Will Sykora, left, and Willy Ley.

Will Sykora, left, and Willy Ley at the Queens Science Fiction League, 1948.

Will Sykora, along with James Taurasi and Sam Moskowitz, were the leaders of the anti-Futurian wing of New York fandom. They had way more members than we, so on votes they had no trouble cutting us off from even things that originally had been our ideas, like the 1939 Worldcon No. 1.

Willy Ley in his natal Germany was a member of the circle of early German rocket enthusiasts, including Wernher von Braun, which were largely responsible for encouraging the research which produced the V1 and V2 flying bombs.
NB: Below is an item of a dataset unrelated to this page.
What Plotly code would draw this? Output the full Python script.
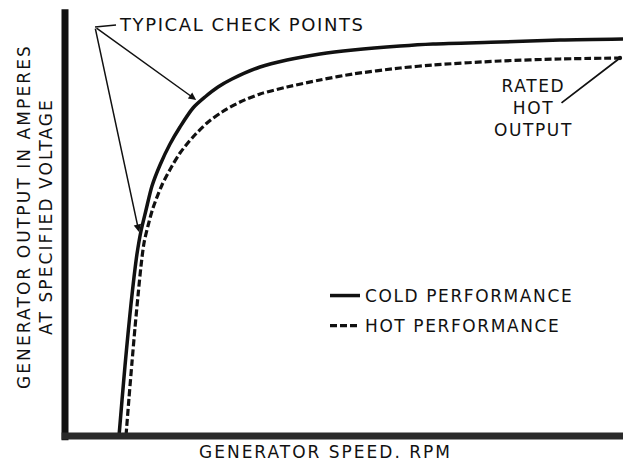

By then, however, Ley, a confirmed anti-Nazi, had escaped to America where he became a writer on that and related subjects.

Sykora had no particular connection with Ley. They just both happened to sit at the same table, and there was somebody with a camera.

* * *

The Early PohlThe Early Asimov

 
The funny story about The Early Pohl:

It was the idea of some of the Doubleday editors to publish a book of the first (and generally the worst) stories ever published by a number of sf writers, including Isaac Asimov and me. As it happened, two of Isaac’s earliest stories had been collaborations with me, and he wanted to include them in The Early Asimov. So to pay me for my contribution to the work, I received a 5-percent share of the income from Isaac’s book.
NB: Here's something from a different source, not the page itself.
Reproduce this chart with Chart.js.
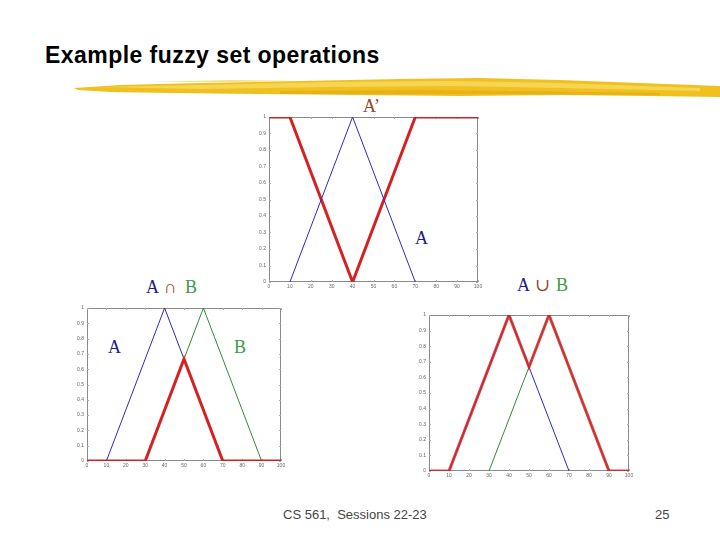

The funny, if embarrassing to me, part of it:

We kept on getting royalties on these books for some time, and in every royalty period the money from my 5-percent share of Isaac’s royalties was always more than my 100-percent share of my own.

* * *

By the way and P.S:

Did you notice how trivial were the dreadful effects of technology that I was trying to worry the reader with? From jet planes, I warned of sonic boom; from cars, the corroding of stonework.

How ignorant we were even when we thought we were cutting-edge smart!